**Collected material**
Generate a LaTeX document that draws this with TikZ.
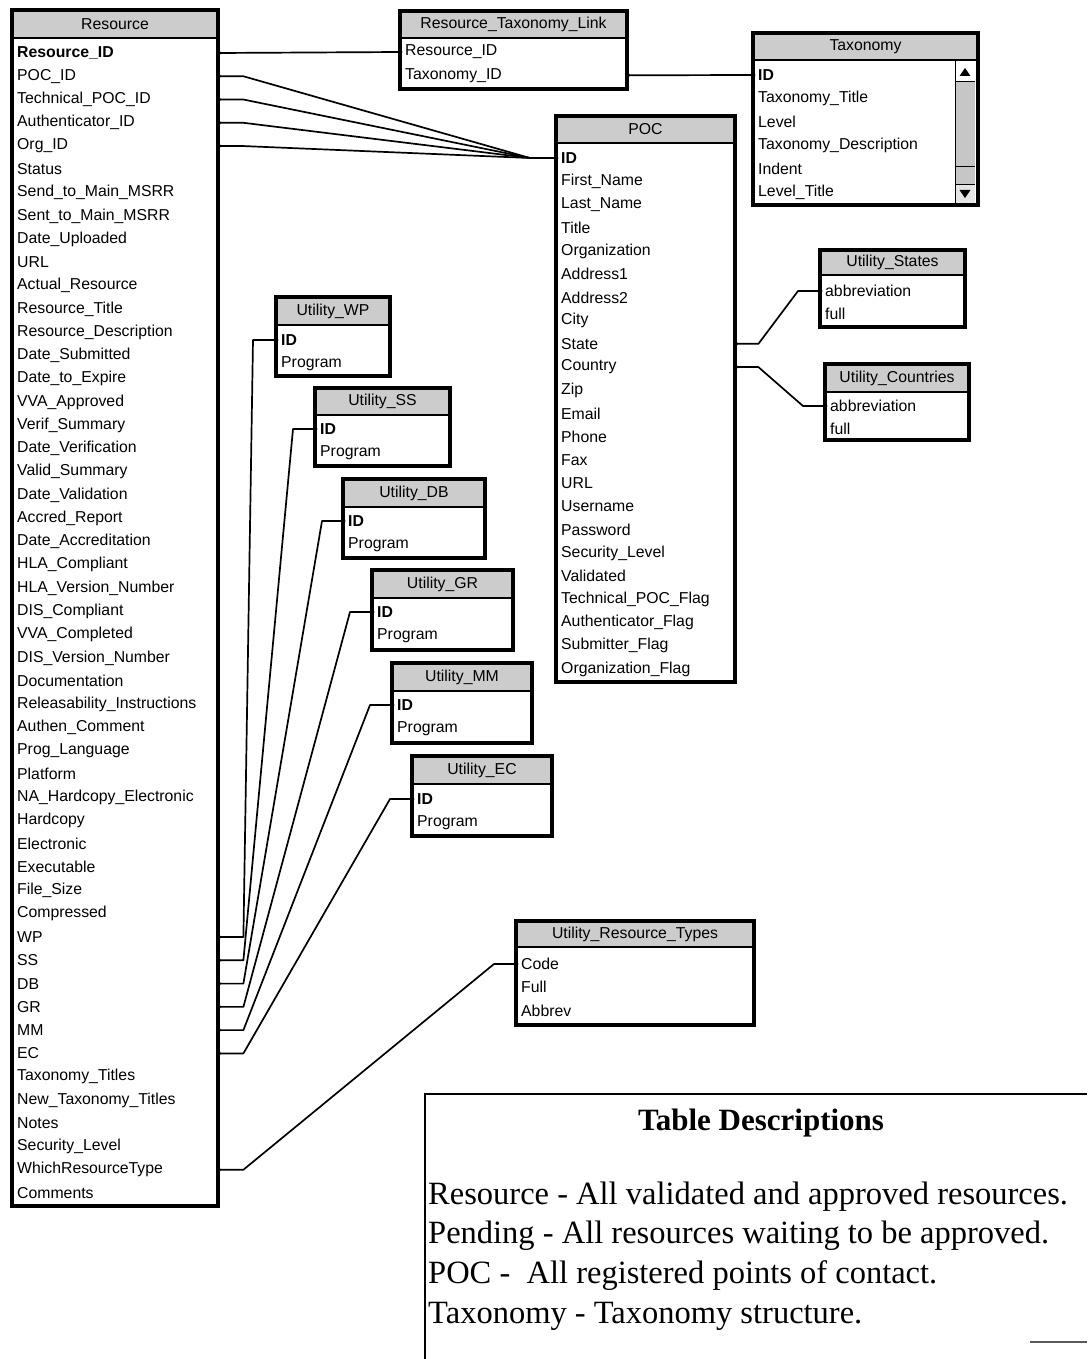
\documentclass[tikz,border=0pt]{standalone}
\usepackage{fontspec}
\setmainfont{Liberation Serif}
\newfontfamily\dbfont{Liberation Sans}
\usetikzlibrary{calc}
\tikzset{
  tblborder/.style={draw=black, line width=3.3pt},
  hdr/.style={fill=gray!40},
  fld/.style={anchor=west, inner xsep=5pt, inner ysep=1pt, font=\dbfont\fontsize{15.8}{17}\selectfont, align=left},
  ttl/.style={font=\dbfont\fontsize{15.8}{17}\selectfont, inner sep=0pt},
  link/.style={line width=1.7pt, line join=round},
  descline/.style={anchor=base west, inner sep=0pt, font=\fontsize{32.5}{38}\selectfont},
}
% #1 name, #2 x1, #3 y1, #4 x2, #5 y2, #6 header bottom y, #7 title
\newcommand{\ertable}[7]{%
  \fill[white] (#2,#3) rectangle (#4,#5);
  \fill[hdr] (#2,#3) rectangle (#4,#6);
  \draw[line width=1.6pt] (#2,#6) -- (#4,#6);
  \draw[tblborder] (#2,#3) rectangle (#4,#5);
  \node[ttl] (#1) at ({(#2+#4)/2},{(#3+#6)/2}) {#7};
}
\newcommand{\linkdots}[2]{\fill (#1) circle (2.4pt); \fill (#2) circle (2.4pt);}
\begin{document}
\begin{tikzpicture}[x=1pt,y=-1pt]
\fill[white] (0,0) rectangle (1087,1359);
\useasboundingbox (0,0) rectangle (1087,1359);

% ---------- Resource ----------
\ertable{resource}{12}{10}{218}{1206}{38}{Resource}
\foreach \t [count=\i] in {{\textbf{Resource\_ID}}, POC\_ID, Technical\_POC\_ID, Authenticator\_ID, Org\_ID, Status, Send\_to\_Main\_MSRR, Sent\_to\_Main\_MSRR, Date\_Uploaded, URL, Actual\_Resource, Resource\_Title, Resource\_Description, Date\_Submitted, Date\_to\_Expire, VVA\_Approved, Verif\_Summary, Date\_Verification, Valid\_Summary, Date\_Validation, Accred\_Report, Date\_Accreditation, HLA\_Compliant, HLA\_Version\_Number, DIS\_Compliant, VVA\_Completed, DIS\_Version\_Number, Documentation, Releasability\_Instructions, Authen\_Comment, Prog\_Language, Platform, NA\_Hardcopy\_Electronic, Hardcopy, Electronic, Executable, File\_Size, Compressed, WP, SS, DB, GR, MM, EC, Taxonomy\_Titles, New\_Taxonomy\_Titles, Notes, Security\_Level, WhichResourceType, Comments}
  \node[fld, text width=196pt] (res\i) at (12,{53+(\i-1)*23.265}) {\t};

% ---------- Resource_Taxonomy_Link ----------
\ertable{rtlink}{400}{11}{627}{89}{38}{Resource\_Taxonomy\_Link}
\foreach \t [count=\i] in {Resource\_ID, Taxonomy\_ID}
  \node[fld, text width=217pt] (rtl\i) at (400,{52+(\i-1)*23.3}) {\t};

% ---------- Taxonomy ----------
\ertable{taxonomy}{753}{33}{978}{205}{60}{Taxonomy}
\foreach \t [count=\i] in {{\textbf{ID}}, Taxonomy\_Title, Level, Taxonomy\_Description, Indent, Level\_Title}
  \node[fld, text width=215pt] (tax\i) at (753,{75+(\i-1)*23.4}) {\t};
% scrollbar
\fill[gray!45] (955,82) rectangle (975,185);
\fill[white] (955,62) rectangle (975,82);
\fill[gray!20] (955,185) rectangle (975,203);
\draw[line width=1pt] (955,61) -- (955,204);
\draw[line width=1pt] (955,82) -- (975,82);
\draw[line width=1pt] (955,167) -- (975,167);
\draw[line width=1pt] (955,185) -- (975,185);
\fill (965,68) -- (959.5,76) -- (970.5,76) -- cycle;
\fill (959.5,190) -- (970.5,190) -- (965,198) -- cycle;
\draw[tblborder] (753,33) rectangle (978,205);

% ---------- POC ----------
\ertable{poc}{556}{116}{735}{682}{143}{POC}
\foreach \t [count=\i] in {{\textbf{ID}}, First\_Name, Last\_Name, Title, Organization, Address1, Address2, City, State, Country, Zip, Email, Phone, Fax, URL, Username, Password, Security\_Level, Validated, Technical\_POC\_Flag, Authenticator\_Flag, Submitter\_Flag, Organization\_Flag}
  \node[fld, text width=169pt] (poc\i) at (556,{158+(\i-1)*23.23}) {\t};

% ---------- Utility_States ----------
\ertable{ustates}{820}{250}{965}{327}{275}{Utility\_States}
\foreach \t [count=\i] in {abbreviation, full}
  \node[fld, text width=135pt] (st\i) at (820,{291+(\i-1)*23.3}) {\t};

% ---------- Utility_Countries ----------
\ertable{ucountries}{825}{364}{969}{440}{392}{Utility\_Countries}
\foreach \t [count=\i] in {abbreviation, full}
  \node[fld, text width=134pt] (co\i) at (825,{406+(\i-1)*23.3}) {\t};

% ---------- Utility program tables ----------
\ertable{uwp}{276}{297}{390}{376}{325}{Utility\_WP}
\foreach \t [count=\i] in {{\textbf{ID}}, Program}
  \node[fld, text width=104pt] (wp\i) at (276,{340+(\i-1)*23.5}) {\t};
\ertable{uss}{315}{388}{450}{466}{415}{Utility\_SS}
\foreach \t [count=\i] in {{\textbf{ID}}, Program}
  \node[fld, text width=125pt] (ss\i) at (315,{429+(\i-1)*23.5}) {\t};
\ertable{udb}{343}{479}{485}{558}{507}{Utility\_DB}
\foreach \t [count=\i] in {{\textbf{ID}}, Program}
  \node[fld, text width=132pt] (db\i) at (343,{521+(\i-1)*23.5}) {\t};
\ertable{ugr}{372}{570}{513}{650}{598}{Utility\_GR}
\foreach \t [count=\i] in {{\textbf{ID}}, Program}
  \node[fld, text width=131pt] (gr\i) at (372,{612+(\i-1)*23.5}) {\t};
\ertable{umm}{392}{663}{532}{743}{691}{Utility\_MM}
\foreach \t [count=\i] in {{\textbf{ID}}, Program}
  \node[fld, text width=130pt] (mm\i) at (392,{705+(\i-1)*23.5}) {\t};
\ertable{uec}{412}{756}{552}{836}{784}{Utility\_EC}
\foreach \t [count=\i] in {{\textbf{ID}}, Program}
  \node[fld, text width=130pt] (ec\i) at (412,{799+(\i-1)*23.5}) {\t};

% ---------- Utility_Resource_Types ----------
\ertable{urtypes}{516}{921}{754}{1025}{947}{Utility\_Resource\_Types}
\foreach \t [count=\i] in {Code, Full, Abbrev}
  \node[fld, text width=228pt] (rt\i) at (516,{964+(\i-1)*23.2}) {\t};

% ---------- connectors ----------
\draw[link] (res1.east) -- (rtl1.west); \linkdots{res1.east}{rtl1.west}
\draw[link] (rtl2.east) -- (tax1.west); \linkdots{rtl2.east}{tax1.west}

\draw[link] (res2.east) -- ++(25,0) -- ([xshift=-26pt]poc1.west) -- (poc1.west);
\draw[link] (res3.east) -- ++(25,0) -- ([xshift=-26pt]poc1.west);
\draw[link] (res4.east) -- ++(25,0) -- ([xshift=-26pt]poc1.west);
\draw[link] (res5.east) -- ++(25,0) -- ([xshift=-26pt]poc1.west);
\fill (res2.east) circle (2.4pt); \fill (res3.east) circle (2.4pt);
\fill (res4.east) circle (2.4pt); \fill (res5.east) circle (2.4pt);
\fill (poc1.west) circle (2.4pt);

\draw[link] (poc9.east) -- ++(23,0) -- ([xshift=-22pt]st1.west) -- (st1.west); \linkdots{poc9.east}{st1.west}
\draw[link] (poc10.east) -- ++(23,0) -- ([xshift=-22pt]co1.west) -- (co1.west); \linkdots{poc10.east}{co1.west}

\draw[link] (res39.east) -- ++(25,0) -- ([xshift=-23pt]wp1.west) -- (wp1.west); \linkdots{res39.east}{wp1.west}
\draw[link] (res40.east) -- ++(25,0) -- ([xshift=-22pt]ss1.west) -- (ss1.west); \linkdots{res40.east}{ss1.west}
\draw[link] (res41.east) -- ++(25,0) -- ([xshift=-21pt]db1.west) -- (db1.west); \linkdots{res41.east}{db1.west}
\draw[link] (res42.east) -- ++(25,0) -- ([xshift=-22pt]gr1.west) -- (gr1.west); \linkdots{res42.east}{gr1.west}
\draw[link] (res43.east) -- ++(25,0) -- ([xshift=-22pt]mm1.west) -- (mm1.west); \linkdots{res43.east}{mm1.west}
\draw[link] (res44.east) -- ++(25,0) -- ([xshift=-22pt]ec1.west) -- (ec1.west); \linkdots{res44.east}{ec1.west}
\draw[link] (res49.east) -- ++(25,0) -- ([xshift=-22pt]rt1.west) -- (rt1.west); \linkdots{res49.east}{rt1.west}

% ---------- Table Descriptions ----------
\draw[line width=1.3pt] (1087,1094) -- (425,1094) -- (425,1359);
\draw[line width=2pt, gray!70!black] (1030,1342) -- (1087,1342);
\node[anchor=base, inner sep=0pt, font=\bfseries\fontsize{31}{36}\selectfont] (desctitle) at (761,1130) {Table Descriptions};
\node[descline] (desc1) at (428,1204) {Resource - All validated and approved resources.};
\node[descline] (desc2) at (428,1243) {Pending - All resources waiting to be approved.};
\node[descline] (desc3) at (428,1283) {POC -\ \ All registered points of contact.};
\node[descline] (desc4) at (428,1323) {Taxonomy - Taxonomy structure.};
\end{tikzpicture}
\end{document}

**What is being asked**
Return nothing but the lines running from the start of the data to the line with "text width=196pt] (res\i)", please, both ends included and no pictures.

**Reply**
Generate a LaTeX document that draws this with TikZ.
\documentclass[tikz,border=0pt]{standalone}
\usepackage{fontspec}
\setmainfont{Liberation Serif}
\newfontfamily\dbfont{Liberation Sans}
\usetikzlibrary{calc}
\tikzset{
  tblborder/.style={draw=black, line width=3.3pt},
  hdr/.style={fill=gray!40},
  fld/.style={anchor=west, inner xsep=5pt, inner ysep=1pt, font=\dbfont\fontsize{15.8}{17}\selectfont, align=left},
  ttl/.style={font=\dbfont\fontsize{15.8}{17}\selectfont, inner sep=0pt},
  link/.style={line width=1.7pt, line join=round},
  descline/.style={anchor=base west, inner sep=0pt, font=\fontsize{32.5}{38}\selectfont},
}
% #1 name, #2 x1, #3 y1, #4 x2, #5 y2, #6 header bottom y, #7 title
\newcommand{\ertable}[7]{%
  \fill[white] (#2,#3) rectangle (#4,#5);
  \fill[hdr] (#2,#3) rectangle (#4,#6);
  \draw[line width=1.6pt] (#2,#6) -- (#4,#6);
  \draw[tblborder] (#2,#3) rectangle (#4,#5);
  \node[ttl] (#1) at ({(#2+#4)/2},{(#3+#6)/2}) {#7};
}
\newcommand{\linkdots}[2]{\fill (#1) circle (2.4pt); \fill (#2) circle (2.4pt);}
\begin{document}
\begin{tikzpicture}[x=1pt,y=-1pt]
\fill[white] (0,0) rectangle (1087,1359);
\useasboundingbox (0,0) rectangle (1087,1359);

% ---------- Resource ----------
\ertable{resource}{12}{10}{218}{1206}{38}{Resource}
\foreach \t [count=\i] in {{\textbf{Resource\_ID}}, POC\_ID, Technical\_POC\_ID, Authenticator\_ID, Org\_ID, Status, Send\_to\_Main\_MSRR, Sent\_to\_Main\_MSRR, Date\_Uploaded, URL, Actual\_Resource, Resource\_Title, Resource\_Description, Date\_Submitted, Date\_to\_Expire, VVA\_Approved, Verif\_Summary, Date\_Verification, Valid\_Summary, Date\_Validation, Accred\_Report, Date\_Accreditation, HLA\_Compliant, HLA\_Version\_Number, DIS\_Compliant, VVA\_Completed, DIS\_Version\_Number, Documentation, Releasability\_Instructions, Authen\_Comment, Prog\_Language, Platform, NA\_Hardcopy\_Electronic, Hardcopy, Electronic, Executable, File\_Size, Compressed, WP, SS, DB, GR, MM, EC, Taxonomy\_Titles, New\_Taxonomy\_Titles, Notes, Security\_Level, WhichResourceType, Comments}
  \node[fld, text width=196pt] (res\i) at (12,{53+(\i-1)*23.265}) {\t};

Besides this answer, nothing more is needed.